9th Nov 2023, 9:02 AM
Christophe
3 Respuestas
+ 3
Christophe , first you didn't name right the column -> your column is "count", instead of "books". The other thing - it's mentioned in the description of the task that not every author is associated with a book. How do you resolve it in your query?
9th Nov 2023, 9:17 AM
TheWh¡teCat 🇧🇬
TheWh¡teCat 🇧🇬 - avatar
+ 3
Available Tables Columns of the Books table: id, name, year, author_id. Columns of the Authors table: id, name. Task Write a query to get the <author names> and the <number of books> they have in the Books table. In your SQL statement, the SELECT clause is not correct. COUNT(Authors.name) is not the required field. You have to count how many books the author has, not how many authors from table Authors.

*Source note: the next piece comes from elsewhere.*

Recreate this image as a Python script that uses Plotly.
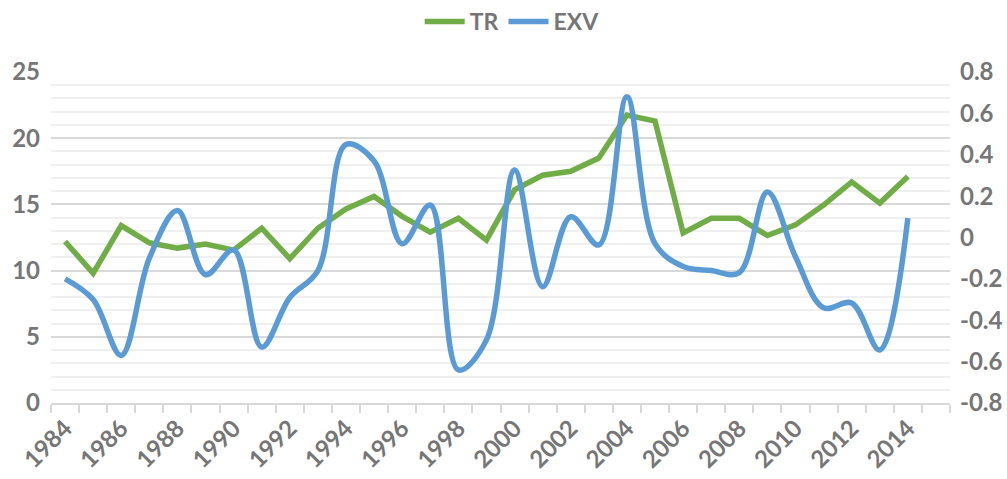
import plotly.graph_objects as go

years = list(range(1984, 2015))
tr = [12.2, 9.8, 13.4, 12.1, 11.7, 12.0, 11.55, 13.2, 10.9, 13.2, 14.65, 15.6, 14.1, 12.9, 13.95, 12.3,
      16.1, 17.2, 17.5, 18.5, 21.75, 21.3, 12.85, 13.95, 13.95, 12.65, 13.45, 14.95, 16.7, 15.1, 17.1]
exv = [-0.2, -0.30, -0.57, -0.1, 0.13, -0.18, -0.06, -0.53, -0.29, -0.16, 0.45, 0.37, -0.03, 0.157, -0.64, -0.495,
       0.326, -0.238, 0.10, -0.036, 0.68, -0.03, -0.14, -0.16, -0.17, 0.22, -0.093, -0.34, -0.317, -0.544, 0.094]
x_labels = [str(y) for y in range(1984, 2016, 2)]
left_ticks = [0, 5, 10, 15, 20, 25]
right_ticks = [-0.8, -0.6, -0.4, -0.2, 0, 0.2, 0.4, 0.6, 0.8]

GREEN = "#70ad47"
BLUE = "#5b9bd5"
TXT = "#767676"
FONT = dict(family="Lato", size=24, color=TXT, weight="bold")

fig = go.Figure()
fig.add_trace(go.Scatter(x=years, y=tr, name="TR", mode="lines",
                         line=dict(color=GREEN, width=5.5), yaxis="y"))
fig.add_trace(go.Scatter(x=years, y=exv, name="EXV", mode="lines",
                         line=dict(color=BLUE, width=5.5, shape="spline", smoothing=1), yaxis="y2"))

fig.update_layout(
    width=1007, height=479,
    margin=dict(l=51, r=57, t=72, b=76),
    paper_bgcolor="white", plot_bgcolor="white",
    font=FONT,
    showlegend=True,
    legend=dict(orientation="h", x=0.513, xanchor="center", yref="container", y=1.0, yanchor="top",
                font=dict(family="Lato", size=23, color=TXT, weight="bold"), itemwidth=40),
    xaxis=dict(
        range=[1983.5, 2015.5], automargin=False,
        tickmode="array", tickvals=[int(v) for v in x_labels], ticktext=x_labels,
        tickangle=-45, ticks="", showgrid=False,
        showline=True, linecolor="#d9d9d9", linewidth=1.5,
        zeroline=False,
        minor=dict(tickmode="linear", tick0=1983.5, dtick=1, ticks="outside", ticklen=8,
                   tickcolor="#d9d9d9", tickwidth=1.5, showgrid=False),
        tickfont=FONT,
    ),
    yaxis=dict(
        range=[0, 25], automargin=False, tickmode="array", tickvals=left_ticks,
        ticktext=[str(v) for v in left_ticks],
        showgrid=True, gridcolor="#d9d9d9", gridwidth=1.5, zeroline=False,
        minor=dict(tickmode="linear", tick0=0, dtick=1, showgrid=True, gridcolor="#f0f0f0", gridwidth=1.5),
        ticks="", ticklabelstandoff=10, tickfont=FONT,
    ),
    yaxis2=dict(
        range=[-0.8, 0.8], automargin=False, overlaying="y", side="right", tickmode="array",
        tickvals=right_ticks,
        ticktext=[("%g" % v).replace("\u2212", "-") for v in right_ticks],
        showgrid=False, zeroline=False, ticks="", ticklabelstandoff=9, tickfont=FONT,
    ),
)

fig.write_html("out.html", config={"displayModeBar": False},
               post_script="document.body.style.margin='0';document.body.style.padding='0';")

The answer have Stephen King and Mark Twain in the result because they exist in table Authors, but they don't have a book in table Books.
9th Nov 2023, 9:36 AM
Wong Hei Ming
Wong Hei Ming - avatar
+ 1
Thanks a lot, the white cat, i saw i forgot the as books Thanks a lot, Wong Hei Ming, i undertand to count the Books.id and not the Authors.name
9th Nov 2023, 10:25 AM
Christophe